Amy Ray of Indigo Girls fame has a fabulous solo song, “Let it Ring,” that challenges the purported Christian underpinnings of right-wing fundamentalist attacks on gays and lesbians. Each time I think of the misdelivered letter debacle (I mean, what are the odds that the Focus on Family newsletter would mistakenly be delivered to the lone lesbian family on the block?), I remember a stanza from Amy Ray’s song:
You can cite the need for wars
Call us infidels or whores
Either way we’ll be your neighbor
So let it ring.
Since the letter incident, I have avoided Sara and Phil and even Aaron and his brothers, to some degree. When I take Alex and the dogs out for our semi-usual afternoon walk, I make sure my headphones are on and I pretend not to notice anyone out in the yard. We haven’t brought our daughter next door to say hello since the first pre-letter visit we made shortly after Kris had recovered from the birth. It has been an egregiously rainy spring, so it’s possible they haven’t noticed our reticence. But I have.
That’s why I was doubly surprised when a knock sounded at our door a few days ago, and there was Sara standing on our front stoop, a baby gift bag in hand. We invited her in and introduced her to Kris’s father, who was visiting from the Midwest. And then we opened the gift bag to find a brilliant, multi-colored baby blanket that Sara had knitted for our daughter.
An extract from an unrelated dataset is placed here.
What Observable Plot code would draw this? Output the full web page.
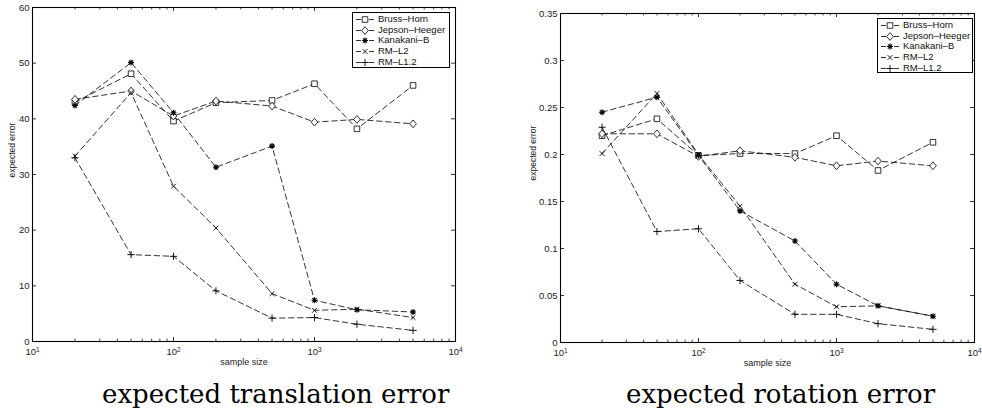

“I’m sorry it took me so long to finish it,” she said. “I was working on one for another friend in our church, and I just finished them both.”
As we thanked her and chatted about Alex and the abysmal spring that had kept us all indoors of late, I thought of the shadow cast by the letter that had found its way into our home. I thought of how one of my friends at work suggested we were broadening our neighbors’ minds by being friendly to them despite their probable belief that we were bound for hell. I thought of how Phil and Sara’s fundie friends might be telling them the same thing–show the lesbians next door kindness so that they may be won over to the right path. I thought of how Kris’s father said that it was possible that Sara and Phil had been donors to Focus Hatred in the past but weren’t anymore, that the mailing was an attempt to reach out to lapsed donors who no longer supported their hate-filled mission. I thought of how it was possible, just maybe, that the friendship between our two families is genuine, despite our cultural and ideological differences.
Or maybe it’s just that everyone loves the hope implicit in the birth of a baby, Christians and non-believers alike.